## Stored data
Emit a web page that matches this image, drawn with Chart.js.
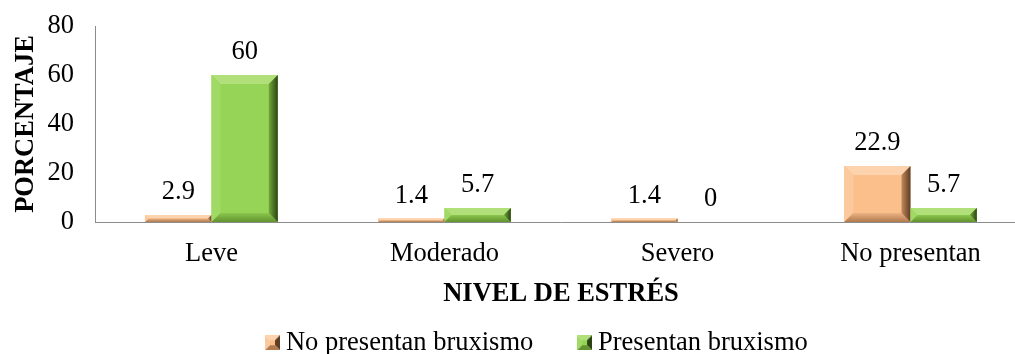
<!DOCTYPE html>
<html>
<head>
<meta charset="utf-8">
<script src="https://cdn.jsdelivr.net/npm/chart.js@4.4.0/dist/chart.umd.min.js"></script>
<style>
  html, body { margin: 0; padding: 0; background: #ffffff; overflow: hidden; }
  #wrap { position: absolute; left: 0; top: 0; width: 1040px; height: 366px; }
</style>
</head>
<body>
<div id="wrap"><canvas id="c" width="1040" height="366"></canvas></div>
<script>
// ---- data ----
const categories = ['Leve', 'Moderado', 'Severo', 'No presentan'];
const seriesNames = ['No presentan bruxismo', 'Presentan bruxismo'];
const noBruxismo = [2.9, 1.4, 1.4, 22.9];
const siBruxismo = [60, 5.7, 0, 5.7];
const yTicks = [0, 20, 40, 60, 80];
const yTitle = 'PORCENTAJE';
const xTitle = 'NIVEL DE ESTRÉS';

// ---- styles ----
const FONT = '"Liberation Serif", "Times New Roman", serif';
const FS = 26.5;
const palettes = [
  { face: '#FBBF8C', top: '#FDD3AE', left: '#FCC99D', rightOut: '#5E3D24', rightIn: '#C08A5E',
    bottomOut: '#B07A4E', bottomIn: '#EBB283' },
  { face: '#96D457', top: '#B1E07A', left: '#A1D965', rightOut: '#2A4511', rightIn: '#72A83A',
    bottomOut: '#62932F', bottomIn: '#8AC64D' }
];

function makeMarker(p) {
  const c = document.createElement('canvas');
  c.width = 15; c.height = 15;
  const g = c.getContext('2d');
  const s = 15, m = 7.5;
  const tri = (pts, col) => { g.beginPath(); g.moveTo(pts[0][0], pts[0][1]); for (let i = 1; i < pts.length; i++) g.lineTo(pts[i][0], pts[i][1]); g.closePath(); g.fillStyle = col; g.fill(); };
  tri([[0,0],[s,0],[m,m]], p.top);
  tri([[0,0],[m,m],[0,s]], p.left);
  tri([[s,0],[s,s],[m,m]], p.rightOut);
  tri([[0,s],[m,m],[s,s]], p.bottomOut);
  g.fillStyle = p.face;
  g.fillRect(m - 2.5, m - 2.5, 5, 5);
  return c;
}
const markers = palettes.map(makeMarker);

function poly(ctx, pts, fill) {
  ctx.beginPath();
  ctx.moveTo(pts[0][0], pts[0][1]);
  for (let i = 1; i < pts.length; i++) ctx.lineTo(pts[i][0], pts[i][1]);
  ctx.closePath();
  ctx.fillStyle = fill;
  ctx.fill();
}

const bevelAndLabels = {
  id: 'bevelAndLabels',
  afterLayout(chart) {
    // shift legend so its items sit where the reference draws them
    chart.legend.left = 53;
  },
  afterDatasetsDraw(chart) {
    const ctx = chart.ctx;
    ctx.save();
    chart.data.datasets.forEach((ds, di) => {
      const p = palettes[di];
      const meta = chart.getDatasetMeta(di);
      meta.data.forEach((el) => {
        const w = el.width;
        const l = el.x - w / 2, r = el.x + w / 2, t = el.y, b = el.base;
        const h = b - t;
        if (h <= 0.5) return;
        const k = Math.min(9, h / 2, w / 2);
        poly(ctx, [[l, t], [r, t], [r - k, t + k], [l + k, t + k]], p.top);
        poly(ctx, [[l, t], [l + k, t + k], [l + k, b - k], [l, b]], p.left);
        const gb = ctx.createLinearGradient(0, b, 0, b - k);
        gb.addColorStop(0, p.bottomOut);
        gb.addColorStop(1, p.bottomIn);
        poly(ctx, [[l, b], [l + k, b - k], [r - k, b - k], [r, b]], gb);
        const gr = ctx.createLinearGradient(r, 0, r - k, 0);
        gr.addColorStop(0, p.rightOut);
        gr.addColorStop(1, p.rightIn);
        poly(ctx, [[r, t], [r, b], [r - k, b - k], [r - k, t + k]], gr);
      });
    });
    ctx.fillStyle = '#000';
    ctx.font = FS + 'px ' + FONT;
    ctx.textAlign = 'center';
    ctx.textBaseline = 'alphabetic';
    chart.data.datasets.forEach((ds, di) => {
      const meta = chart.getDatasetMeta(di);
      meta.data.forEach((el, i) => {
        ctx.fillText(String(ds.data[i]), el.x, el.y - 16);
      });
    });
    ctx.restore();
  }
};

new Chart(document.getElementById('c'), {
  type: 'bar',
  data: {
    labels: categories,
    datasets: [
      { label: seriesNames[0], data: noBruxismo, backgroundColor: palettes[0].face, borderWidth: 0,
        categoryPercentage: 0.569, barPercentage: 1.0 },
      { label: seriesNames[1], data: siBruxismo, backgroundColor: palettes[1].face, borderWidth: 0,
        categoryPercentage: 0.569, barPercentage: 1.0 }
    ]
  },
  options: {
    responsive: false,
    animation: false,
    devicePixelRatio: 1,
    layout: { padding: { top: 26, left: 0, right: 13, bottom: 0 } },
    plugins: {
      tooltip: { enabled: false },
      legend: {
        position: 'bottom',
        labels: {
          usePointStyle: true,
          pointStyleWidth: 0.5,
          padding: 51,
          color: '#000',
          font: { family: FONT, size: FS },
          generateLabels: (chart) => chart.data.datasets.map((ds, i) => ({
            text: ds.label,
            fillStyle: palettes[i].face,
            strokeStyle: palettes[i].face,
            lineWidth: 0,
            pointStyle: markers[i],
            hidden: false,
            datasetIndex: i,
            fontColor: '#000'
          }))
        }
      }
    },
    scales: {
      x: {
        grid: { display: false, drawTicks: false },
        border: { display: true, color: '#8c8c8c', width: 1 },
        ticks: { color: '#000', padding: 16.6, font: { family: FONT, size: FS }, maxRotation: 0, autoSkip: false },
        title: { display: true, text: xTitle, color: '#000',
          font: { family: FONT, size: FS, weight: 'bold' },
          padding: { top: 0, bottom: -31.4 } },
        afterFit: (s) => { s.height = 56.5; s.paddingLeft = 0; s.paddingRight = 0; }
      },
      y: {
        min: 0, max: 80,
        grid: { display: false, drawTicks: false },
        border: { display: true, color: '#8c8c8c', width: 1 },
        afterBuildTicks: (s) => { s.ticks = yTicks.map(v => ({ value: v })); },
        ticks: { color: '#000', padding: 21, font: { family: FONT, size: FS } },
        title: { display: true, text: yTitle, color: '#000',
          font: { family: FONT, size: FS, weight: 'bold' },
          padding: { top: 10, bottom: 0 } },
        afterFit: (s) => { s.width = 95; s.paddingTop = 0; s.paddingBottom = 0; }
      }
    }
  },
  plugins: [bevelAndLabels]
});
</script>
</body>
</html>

## The task
Skipping the pictures, transcribe each line above exactly as it appears.

## The solution
Emit a web page that matches this image, drawn with Chart.js.
<!DOCTYPE html>
<html>
<head>
<meta charset="utf-8">
<script src="https://cdn.jsdelivr.net/npm/chart.js@4.4.0/dist/chart.umd.min.js"></script>
<style>
  html, body { margin: 0; padding: 0; background: #ffffff; overflow: hidden; }
  #wrap { position: absolute; left: 0; top: 0; width: 1040px; height: 366px; }
</style>
</head>
<body>
<div id="wrap"><canvas id="c" width="1040" height="366"></canvas></div>
<script>
// ---- data ----
const categories = ['Leve', 'Moderado', 'Severo', 'No presentan'];
const seriesNames = ['No presentan bruxismo', 'Presentan bruxismo'];
const noBruxismo = [2.9, 1.4, 1.4, 22.9];
const siBruxismo = [60, 5.7, 0, 5.7];
const yTicks = [0, 20, 40, 60, 80];
const yTitle = 'PORCENTAJE';
const xTitle = 'NIVEL DE ESTRÉS';

// ---- styles ----
const FONT = '"Liberation Serif", "Times New Roman", serif';
const FS = 26.5;
const palettes = [
  { face: '#FBBF8C', top: '#FDD3AE', left: '#FCC99D', rightOut: '#5E3D24', rightIn: '#C08A5E',
    bottomOut: '#B07A4E', bottomIn: '#EBB283' },
  { face: '#96D457', top: '#B1E07A', left: '#A1D965', rightOut: '#2A4511', rightIn: '#72A83A',
    bottomOut: '#62932F', bottomIn: '#8AC64D' }
];

function makeMarker(p) {
  const c = document.createElement('canvas');
  c.width = 15; c.height = 15;
  const g = c.getContext('2d');
  const s = 15, m = 7.5;
  const tri = (pts, col) => { g.beginPath(); g.moveTo(pts[0][0], pts[0][1]); for (let i = 1; i < pts.length; i++) g.lineTo(pts[i][0], pts[i][1]); g.closePath(); g.fillStyle = col; g.fill(); };
  tri([[0,0],[s,0],[m,m]], p.top);
  tri([[0,0],[m,m],[0,s]], p.left);
  tri([[s,0],[s,s],[m,m]], p.rightOut);
  tri([[0,s],[m,m],[s,s]], p.bottomOut);
  g.fillStyle = p.face;
  g.fillRect(m - 2.5, m - 2.5, 5, 5);
  return c;
}
const markers = palettes.map(makeMarker);

function poly(ctx, pts, fill) {
  ctx.beginPath();
  ctx.moveTo(pts[0][0], pts[0][1]);
  for (let i = 1; i < pts.length; i++) ctx.lineTo(pts[i][0], pts[i][1]);
  ctx.closePath();
  ctx.fillStyle = fill;
  ctx.fill();
}

const bevelAndLabels = {
  id: 'bevelAndLabels',
  afterLayout(chart) {
    // shift legend so its items sit where the reference draws them
    chart.legend.left = 53;
  },
  afterDatasetsDraw(chart) {
    const ctx = chart.ctx;
    ctx.save();
    chart.data.datasets.forEach((ds, di) => {
      const p = palettes[di];
      const meta = chart.getDatasetMeta(di);
      meta.data.forEach((el) => {
        const w = el.width;
        const l = el.x - w / 2, r = el.x + w / 2, t = el.y, b = el.base;
        const h = b - t;
        if (h <= 0.5) return;
        const k = Math.min(9, h / 2, w / 2);
        poly(ctx, [[l, t], [r, t], [r - k, t + k], [l + k, t + k]], p.top);
        poly(ctx, [[l, t], [l + k, t + k], [l + k, b - k], [l, b]], p.left);
        const gb = ctx.createLinearGradient(0, b, 0, b - k);
        gb.addColorStop(0, p.bottomOut);
        gb.addColorStop(1, p.bottomIn);
        poly(ctx, [[l, b], [l + k, b - k], [r - k, b - k], [r, b]], gb);
        const gr = ctx.createLinearGradient(r, 0, r - k, 0);
        gr.addColorStop(0, p.rightOut);
        gr.addColorStop(1, p.rightIn);
        poly(ctx, [[r, t], [r, b], [r - k, b - k], [r - k, t + k]], gr);
      });
    });
    ctx.fillStyle = '#000';
    ctx.font = FS + 'px ' + FONT;
    ctx.textAlign = 'center';
    ctx.textBaseline = 'alphabetic';
    chart.data.datasets.forEach((ds, di) => {
      const meta = chart.getDatasetMeta(di);
      meta.data.forEach((el, i) => {
        ctx.fillText(String(ds.data[i]), el.x, el.y - 16);
      });
    });
    ctx.restore();
  }
};

new Chart(document.getElementById('c'), {
  type: 'bar',
  data: {
    labels: categories,
    datasets: [
      { label: seriesNames[0], data: noBruxismo, backgroundColor: palettes[0].face, borderWidth: 0,
        categoryPercentage: 0.569, barPercentage: 1.0 },
      { label: seriesNames[1], data: siBruxismo, backgroundColor: palettes[1].face, borderWidth: 0,
        categoryPercentage: 0.569, barPercentage: 1.0 }
    ]
  },
  options: {
    responsive: false,
    animation: false,
    devicePixelRatio: 1,
    layout: { padding: { top: 26, left: 0, right: 13, bottom: 0 } },
    plugins: {
      tooltip: { enabled: false },
      legend: {
        position: 'bottom',
        labels: {
          usePointStyle: true,
          pointStyleWidth: 0.5,
          padding: 51,
          color: '#000',
          font: { family: FONT, size: FS },
          generateLabels: (chart) => chart.data.datasets.map((ds, i) => ({
            text: ds.label,
            fillStyle: palettes[i].face,
            strokeStyle: palettes[i].face,
            lineWidth: 0,
            pointStyle: markers[i],
            hidden: false,
            datasetIndex: i,
            fontColor: '#000'
          }))
        }
      }
    },
    scales: {
      x: {
        grid: { display: false, drawTicks: false },
        border: { display: true, color: '#8c8c8c', width: 1 },
        ticks: { color: '#000', padding: 16.6, font: { family: FONT, size: FS }, maxRotation: 0, autoSkip: false },
        title: { display: true, text: xTitle, color: '#000',
          font: { family: FONT, size: FS, weight: 'bold' },
          padding: { top: 0, bottom: -31.4 } },
        afterFit: (s) => { s.height = 56.5; s.paddingLeft = 0; s.paddingRight = 0; }
      },
      y: {
        min: 0, max: 80,
        grid: { display: false, drawTicks: false },
        border: { display: true, color: '#8c8c8c', width: 1 },
        afterBuildTicks: (s) => { s.ticks = yTicks.map(v => ({ value: v })); },
        ticks: { color: '#000', padding: 21, font: { family: FONT, size: FS } },
        title: { display: true, text: yTitle, color: '#000',
          font: { family: FONT, size: FS, weight: 'bold' },
          padding: { top: 10, bottom: 0 } },
        afterFit: (s) => { s.width = 95; s.paddingTop = 0; s.paddingBottom = 0; }
      }
    }
  },
  plugins: [bevelAndLabels]
});
</script>
</body>
</html>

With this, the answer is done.